SET TASK: Repeat word for word the lines from the top of the records through the line containing "plot.bottom - plot.top);", and skip the pictures.

RECORDS PROVIDED:
────────────────────

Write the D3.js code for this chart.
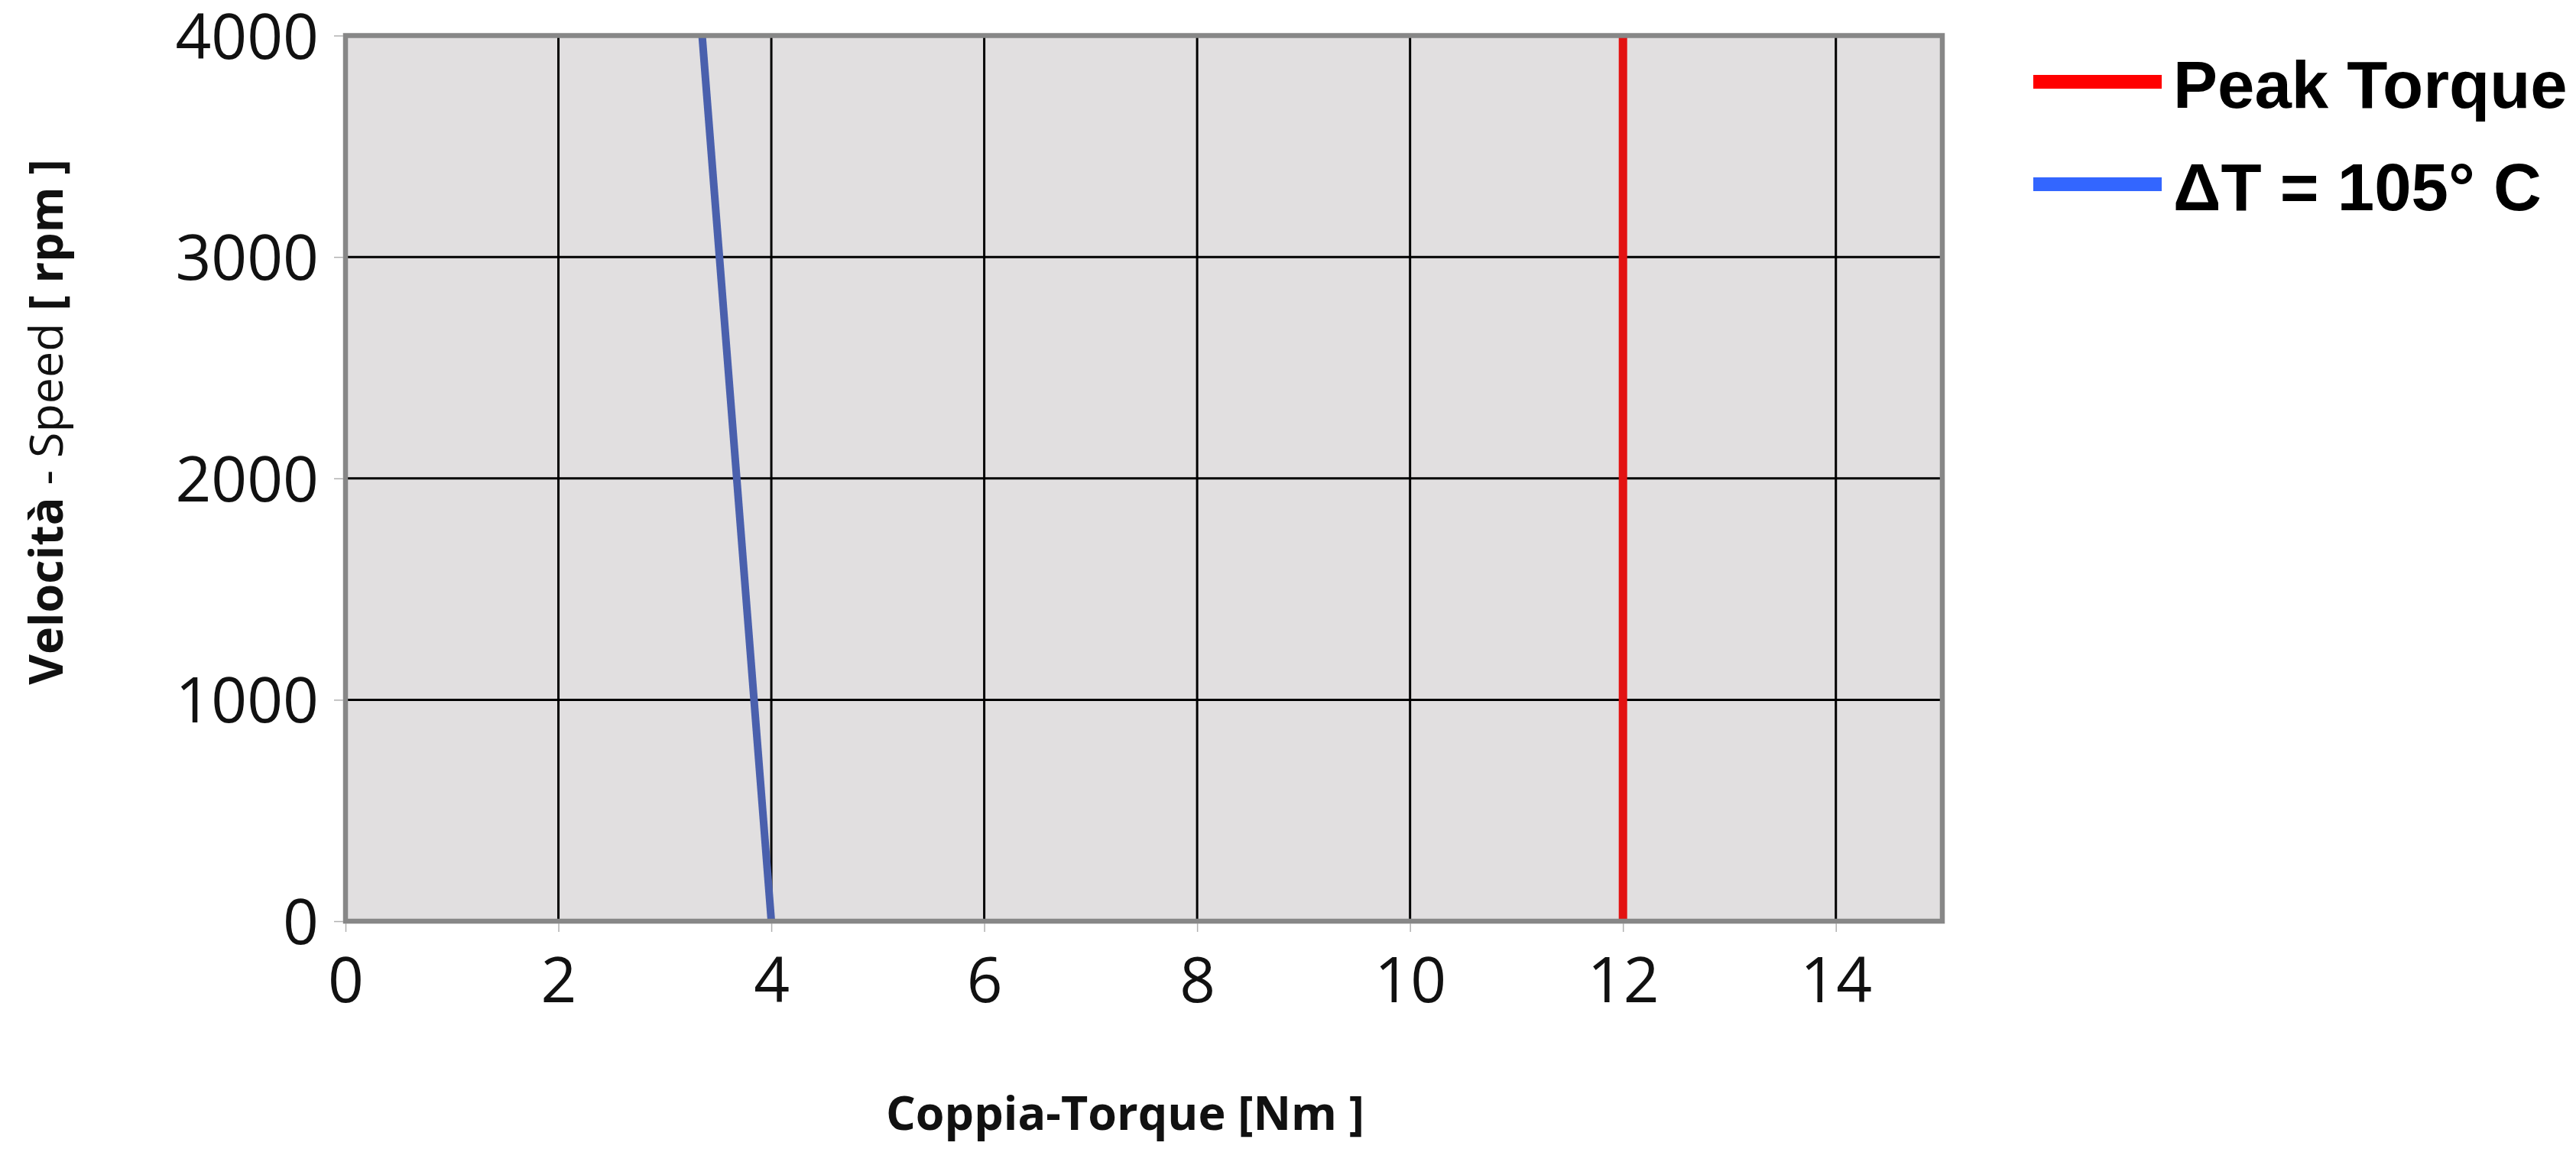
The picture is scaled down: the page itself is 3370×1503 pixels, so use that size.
<!DOCTYPE html>
<html>
<head>
<meta charset="utf-8">
<script src="https://cdn.jsdelivr.net/npm/d3@7"></script>
<style>
  html, body { margin: 0; padding: 0; background: #ffffff; }
  svg { display: block; }
</style>
</head>
<body>
<svg id="chart" width="3370" height="1503"></svg>
<script>
// ---- data ----
const xTicks = [0, 2, 4, 6, 8, 10, 12, 14];
const yTicks = [0, 1000, 2000, 3000, 4000];
const xDomain = [0, 15];
const yDomain = [0, 4000];
const peakTorque = [ {torque: 12, speed: 0}, {torque: 12, speed: 4000} ];
const continuousTorque = [ {torque: 4.0, speed: 0}, {torque: 3.35, speed: 4000} ];
const seriesNames = ["Peak Torque", "\u0394T = 105\u00B0 C"];
const xTitle = "Coppia-Torque [Nm ]";

// ---- layout ----
const svg = d3.select("#chart");
const plot = {left: 452, right: 2541, top: 46.5, bottom: 1205};
const x = d3.scaleLinear().domain(xDomain).range([plot.left, plot.right]);
const y = d3.scaleLinear().domain(yDomain).range([plot.bottom, plot.top]);

svg.append("rect").attr("width", 3370).attr("height", 1503).attr("fill", "#ffffff");

// plot background
svg.append("rect")
  .attr("x", plot.left).attr("y", plot.top)
  .attr("width", plot.right - plot.left).attr("height", plot.bottom - plot.top)
  .attr("fill", "#e1dfe0");

// gridlines
const grid = svg.append("g");
grid.selectAll("line.v").data(xTicks.filter(d => d > 0)).enter().append("line")
  .attr("x1", d => x(d)).attr("x2", d => x(d))
  .attr("y1", plot.top).attr("y2", plot.bottom)
  .attr("stroke", "#000").attr("stroke-width", 3);
grid.selectAll("line.h").data(yTicks.filter(d => d > 0 && d < 4000)).enter().append("line")
  .attr("x1", plot.left).attr("x2", plot.right)
  .attr("y1", d => y(d)).attr("y2", d => y(d))
  .attr("stroke", "#000").attr("stroke-width", 3);

// clip
svg.append("clipPath").attr("id", "clip").append("rect")
  .attr("x", plot.left).attr("y", plot.top)
  .attr("width", plot.right - plot.left).attr("height", plot.bottom - plot.top);

const line = d3.line().x(d => x(d.torque)).y(d => y(d.speed));
const lines = svg.append("g").attr("clip-path", "url(#clip)");
lines.append("path").datum(continuousTorque).attr("d", line)
  .attr("fill", "none").attr("stroke", "#4a60ad").attr("stroke-width", 10);
lines.append("path").datum(peakTorque).attr("d", line)
  .attr("fill", "none").attr("stroke", "#e31212").attr("stroke-width", 11);

// frame
svg.append("rect")
  .attr("x", plot.left).attr("y", plot.top)
  .attr("width", plot.right - plot.left).attr("height", plot.bottom - plot.top)
  .attr("fill", "none").attr("stroke", "#878787").attr("stroke-width", 6.5);

// axes
const yAxis = svg.append("g").attr("transform", "translate(449,0)")
  .call(d3.axisLeft(y).tickValues(yTicks).tickSize(12).tickPadding(20).tickFormat(d3.format("d")));
const xAxis = svg.append("g").attr("transform", "translate(0,1208)")
  .call(d3.axisBottom(x).tickValues(xTicks).tickSize(11).tickPadding(34).tickFormat(d3.format("d")));
[yAxis, xAxis].forEach(a => {
  a.select(".domain").remove();
  a.selectAll(".tick line").attr("stroke", "#b0b0b0").attr("stroke-width", 1.5);
  a.selectAll(".tick text")
    .attr("fill", "#111")
    .style("font-family", "'Open Sans', sans-serif")
    .style("font-size", "82px");
});
yAxis.selectAll(".tick text").attr("dy", "0.36em");

// axis titles
svg.append("text")
  .attr("x", 1472).attr("y", 1478)
  .attr("text-anchor", "middle")
  .style("font-family", "'Open Sans', sans-serif")
  .style("font-size", "61px").style("font-weight", "bold")
  .attr("fill", "#111")
  .text(xTitle);

const yt = svg.append("text")
  .attr("transform", "translate(82,552) rotate(-90)")
  .attr("text-anchor", "middle")
  .style("font-family", "'Open Sans', sans-serif")
  .style("font-size", "61px")
  .attr("fill", "#111");
yt.append("tspan").style("font-weight", "bold").text("Velocità");
yt.append("tspan").style("font-weight", "normal").text(" - Speed ");
yt.append("tspan").style("font-weight", "bold").text("[ rpm ]");

// legend
const legendColors = ["#ff0000", "#3366ff"];
const legendY = [107, 241];
const lg = svg.append("g");
seriesNames.forEach((name, i) => {
  lg.append("line")
    .attr("x1", 2660).attr("x2", 2828)
    .attr("y1", legendY[i]).attr("y2", legendY[i])
    .attr("stroke", legendColors[i]).attr("stroke-width", 18);
  lg.append("text")
    .attr("x", 2843).attr("y", legendY[i] + 34)
    .style("font-family", "'Liberation Sans', Arial, sans-serif")
    .style("font-size", "87px").style("font-weight", "bold")
    .attr("fill", "#000")
    .text(name);
});
</script>
</body>
</html>
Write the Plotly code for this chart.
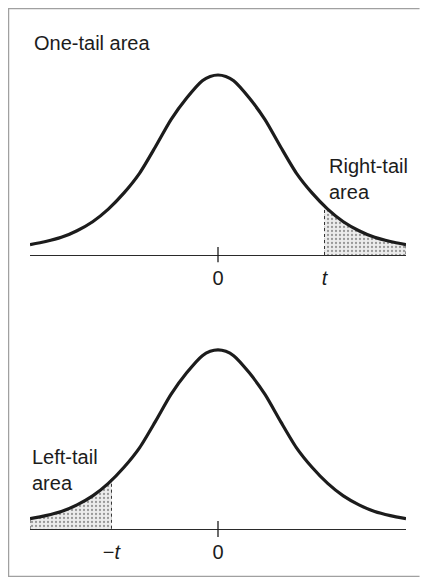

────────────────────

RESULT FOR THIS TASK:
Write the D3.js code for this chart.
The picture is scaled down: the page itself is 3370×1503 pixels, so use that size.
<!DOCTYPE html>
<html>
<head>
<meta charset="utf-8">
<script src="https://cdn.jsdelivr.net/npm/d3@7"></script>
<style>
  html, body { margin: 0; padding: 0; background: #ffffff; }
  svg { display: block; }
</style>
</head>
<body>
<svg id="chart" width="3370" height="1503"></svg>
<script>
// ---- data ----
const xTicks = [0, 2, 4, 6, 8, 10, 12, 14];
const yTicks = [0, 1000, 2000, 3000, 4000];
const xDomain = [0, 15];
const yDomain = [0, 4000];
const peakTorque = [ {torque: 12, speed: 0}, {torque: 12, speed: 4000} ];
const continuousTorque = [ {torque: 4.0, speed: 0}, {torque: 3.35, speed: 4000} ];
const seriesNames = ["Peak Torque", "\u0394T = 105\u00B0 C"];
const xTitle = "Coppia-Torque [Nm ]";

// ---- layout ----
const svg = d3.select("#chart");
const plot = {left: 452, right: 2541, top: 46.5, bottom: 1205};
const x = d3.scaleLinear().domain(xDomain).range([plot.left, plot.right]);
const y = d3.scaleLinear().domain(yDomain).range([plot.bottom, plot.top]);

svg.append("rect").attr("width", 3370).attr("height", 1503).attr("fill", "#ffffff");

// plot background
svg.append("rect")
  .attr("x", plot.left).attr("y", plot.top)
  .attr("width", plot.right - plot.left).attr("height", plot.bottom - plot.top)
  .attr("fill", "#e1dfe0");

// gridlines
const grid = svg.append("g");
grid.selectAll("line.v").data(xTicks.filter(d => d > 0)).enter().append("line")
  .attr("x1", d => x(d)).attr("x2", d => x(d))
  .attr("y1", plot.top).attr("y2", plot.bottom)
  .attr("stroke", "#000").attr("stroke-width", 3);
grid.selectAll("line.h").data(yTicks.filter(d => d > 0 && d < 4000)).enter().append("line")
  .attr("x1", plot.left).attr("x2", plot.right)
  .attr("y1", d => y(d)).attr("y2", d => y(d))
  .attr("stroke", "#000").attr("stroke-width", 3);

// clip
svg.append("clipPath").attr("id", "clip").append("rect")
  .attr("x", plot.left).attr("y", plot.top)
  .attr("width", plot.right - plot.left).attr("height", plot.bottom - plot.top);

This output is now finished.